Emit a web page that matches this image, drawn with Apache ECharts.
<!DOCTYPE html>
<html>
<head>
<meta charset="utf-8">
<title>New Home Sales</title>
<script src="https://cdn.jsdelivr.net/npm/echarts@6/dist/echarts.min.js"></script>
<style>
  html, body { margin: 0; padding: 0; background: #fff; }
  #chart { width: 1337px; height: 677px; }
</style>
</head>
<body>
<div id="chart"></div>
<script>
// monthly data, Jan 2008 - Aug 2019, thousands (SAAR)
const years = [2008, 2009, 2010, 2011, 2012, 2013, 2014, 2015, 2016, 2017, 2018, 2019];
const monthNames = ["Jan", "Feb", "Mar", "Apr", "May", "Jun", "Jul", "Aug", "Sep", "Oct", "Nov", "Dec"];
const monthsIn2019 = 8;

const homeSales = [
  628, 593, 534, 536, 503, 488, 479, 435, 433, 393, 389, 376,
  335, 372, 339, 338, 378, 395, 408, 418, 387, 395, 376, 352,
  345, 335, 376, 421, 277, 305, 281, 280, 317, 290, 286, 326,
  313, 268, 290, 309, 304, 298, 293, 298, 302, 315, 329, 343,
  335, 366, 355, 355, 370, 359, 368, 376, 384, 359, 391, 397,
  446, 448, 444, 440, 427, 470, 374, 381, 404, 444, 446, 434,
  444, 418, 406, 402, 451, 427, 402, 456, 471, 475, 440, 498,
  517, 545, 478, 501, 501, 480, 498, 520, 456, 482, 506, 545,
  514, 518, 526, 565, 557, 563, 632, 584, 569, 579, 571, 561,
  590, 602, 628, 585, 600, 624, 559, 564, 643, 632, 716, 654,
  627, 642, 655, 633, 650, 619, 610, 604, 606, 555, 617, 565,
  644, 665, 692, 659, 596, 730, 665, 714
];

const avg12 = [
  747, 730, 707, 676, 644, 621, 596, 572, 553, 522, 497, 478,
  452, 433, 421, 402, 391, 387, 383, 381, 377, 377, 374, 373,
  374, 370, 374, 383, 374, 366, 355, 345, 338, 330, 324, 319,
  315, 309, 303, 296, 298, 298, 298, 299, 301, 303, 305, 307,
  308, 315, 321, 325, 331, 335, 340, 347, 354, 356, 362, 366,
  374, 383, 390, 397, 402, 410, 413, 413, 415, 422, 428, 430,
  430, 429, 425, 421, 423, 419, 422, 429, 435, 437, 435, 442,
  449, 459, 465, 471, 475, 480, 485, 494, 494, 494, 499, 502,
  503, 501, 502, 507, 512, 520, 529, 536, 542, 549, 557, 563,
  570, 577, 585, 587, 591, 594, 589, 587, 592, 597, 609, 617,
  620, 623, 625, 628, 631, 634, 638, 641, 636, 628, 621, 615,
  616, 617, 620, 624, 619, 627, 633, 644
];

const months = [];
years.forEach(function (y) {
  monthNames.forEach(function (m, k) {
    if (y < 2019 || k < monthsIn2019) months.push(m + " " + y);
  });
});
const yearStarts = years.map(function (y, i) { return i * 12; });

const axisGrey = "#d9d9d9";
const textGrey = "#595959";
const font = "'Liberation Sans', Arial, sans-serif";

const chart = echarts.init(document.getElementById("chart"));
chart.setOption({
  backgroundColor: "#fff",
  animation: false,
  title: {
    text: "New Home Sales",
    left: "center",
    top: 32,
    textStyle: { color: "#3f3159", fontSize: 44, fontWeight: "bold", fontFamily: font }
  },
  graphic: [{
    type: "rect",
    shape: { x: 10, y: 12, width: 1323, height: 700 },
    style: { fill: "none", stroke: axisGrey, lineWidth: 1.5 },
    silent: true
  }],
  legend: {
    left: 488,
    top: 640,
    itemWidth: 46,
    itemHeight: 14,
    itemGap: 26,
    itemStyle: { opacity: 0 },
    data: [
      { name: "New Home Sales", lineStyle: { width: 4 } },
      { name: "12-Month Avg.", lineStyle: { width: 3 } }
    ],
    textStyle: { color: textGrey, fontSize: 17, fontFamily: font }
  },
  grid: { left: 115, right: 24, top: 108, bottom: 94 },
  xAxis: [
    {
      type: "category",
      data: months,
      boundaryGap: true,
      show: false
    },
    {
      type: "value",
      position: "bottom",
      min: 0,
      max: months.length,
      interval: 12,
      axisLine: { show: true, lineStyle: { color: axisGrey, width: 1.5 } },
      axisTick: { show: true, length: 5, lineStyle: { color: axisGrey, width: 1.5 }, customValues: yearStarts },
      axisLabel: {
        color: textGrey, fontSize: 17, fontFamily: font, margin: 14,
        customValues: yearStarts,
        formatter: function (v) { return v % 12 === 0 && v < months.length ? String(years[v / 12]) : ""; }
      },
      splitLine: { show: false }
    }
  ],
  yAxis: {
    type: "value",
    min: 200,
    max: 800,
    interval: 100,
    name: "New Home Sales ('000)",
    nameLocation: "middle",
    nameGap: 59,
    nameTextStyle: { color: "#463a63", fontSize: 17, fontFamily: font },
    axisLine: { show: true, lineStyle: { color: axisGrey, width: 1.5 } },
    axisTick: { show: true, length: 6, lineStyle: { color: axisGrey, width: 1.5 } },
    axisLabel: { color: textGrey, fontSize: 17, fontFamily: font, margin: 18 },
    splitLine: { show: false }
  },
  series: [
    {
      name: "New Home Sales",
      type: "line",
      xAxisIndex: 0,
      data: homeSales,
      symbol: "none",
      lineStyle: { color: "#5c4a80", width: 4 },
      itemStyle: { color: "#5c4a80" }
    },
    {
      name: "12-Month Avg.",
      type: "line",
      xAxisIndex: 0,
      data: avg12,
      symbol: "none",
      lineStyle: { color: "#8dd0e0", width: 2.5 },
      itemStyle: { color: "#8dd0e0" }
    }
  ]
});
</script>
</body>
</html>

==

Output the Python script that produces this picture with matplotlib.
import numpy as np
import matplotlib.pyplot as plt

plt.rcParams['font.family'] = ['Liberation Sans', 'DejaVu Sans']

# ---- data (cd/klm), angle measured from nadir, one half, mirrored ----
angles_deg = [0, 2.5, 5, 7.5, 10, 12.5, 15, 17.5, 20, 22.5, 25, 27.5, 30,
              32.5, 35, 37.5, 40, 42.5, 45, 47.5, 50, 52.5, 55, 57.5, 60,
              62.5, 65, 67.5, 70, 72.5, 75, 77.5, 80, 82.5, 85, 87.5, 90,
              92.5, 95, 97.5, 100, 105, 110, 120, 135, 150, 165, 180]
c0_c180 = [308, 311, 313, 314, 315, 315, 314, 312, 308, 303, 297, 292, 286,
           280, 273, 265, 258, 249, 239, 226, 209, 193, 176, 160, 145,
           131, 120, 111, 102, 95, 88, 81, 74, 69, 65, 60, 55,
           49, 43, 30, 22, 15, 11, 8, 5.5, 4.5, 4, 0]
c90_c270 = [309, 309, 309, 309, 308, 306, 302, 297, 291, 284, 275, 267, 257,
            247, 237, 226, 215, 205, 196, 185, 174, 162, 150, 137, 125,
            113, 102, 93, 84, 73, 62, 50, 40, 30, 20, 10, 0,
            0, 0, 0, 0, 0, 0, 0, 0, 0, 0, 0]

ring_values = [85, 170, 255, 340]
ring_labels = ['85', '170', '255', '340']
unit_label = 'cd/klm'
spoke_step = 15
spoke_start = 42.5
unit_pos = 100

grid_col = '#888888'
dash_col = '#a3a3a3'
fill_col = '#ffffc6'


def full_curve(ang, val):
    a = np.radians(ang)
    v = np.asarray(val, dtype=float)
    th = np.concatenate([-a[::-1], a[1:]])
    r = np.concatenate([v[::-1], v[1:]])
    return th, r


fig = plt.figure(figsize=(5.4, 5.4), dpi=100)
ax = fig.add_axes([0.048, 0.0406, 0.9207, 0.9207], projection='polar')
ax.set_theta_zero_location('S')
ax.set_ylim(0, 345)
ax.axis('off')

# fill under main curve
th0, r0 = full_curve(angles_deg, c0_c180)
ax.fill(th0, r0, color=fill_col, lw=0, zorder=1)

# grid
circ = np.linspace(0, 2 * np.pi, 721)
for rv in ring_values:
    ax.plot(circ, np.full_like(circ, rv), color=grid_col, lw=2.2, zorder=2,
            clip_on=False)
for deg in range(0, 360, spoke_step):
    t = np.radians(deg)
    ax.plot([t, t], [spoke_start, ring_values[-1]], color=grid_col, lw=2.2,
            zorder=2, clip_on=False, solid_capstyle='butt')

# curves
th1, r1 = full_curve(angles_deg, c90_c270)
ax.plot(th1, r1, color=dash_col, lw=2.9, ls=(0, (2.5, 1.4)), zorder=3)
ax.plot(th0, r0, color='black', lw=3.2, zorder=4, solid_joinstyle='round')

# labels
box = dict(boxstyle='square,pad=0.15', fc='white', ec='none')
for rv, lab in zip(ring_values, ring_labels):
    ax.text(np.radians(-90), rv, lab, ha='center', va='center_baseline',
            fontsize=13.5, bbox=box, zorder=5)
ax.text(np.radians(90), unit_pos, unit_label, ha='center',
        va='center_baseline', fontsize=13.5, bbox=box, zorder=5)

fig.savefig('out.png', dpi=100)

YOUR GOAL: Write out exactly the lines running from the line containing "Output the Python" to the line containing "plt.rcParams['font.family'] = ['Liberation", with both of those lines included.

SOLUTION BELOW:
Output the Python script that produces this picture with matplotlib.
import numpy as np
import matplotlib.pyplot as plt

plt.rcParams['font.family'] = ['Liberation Sans', 'DejaVu Sans']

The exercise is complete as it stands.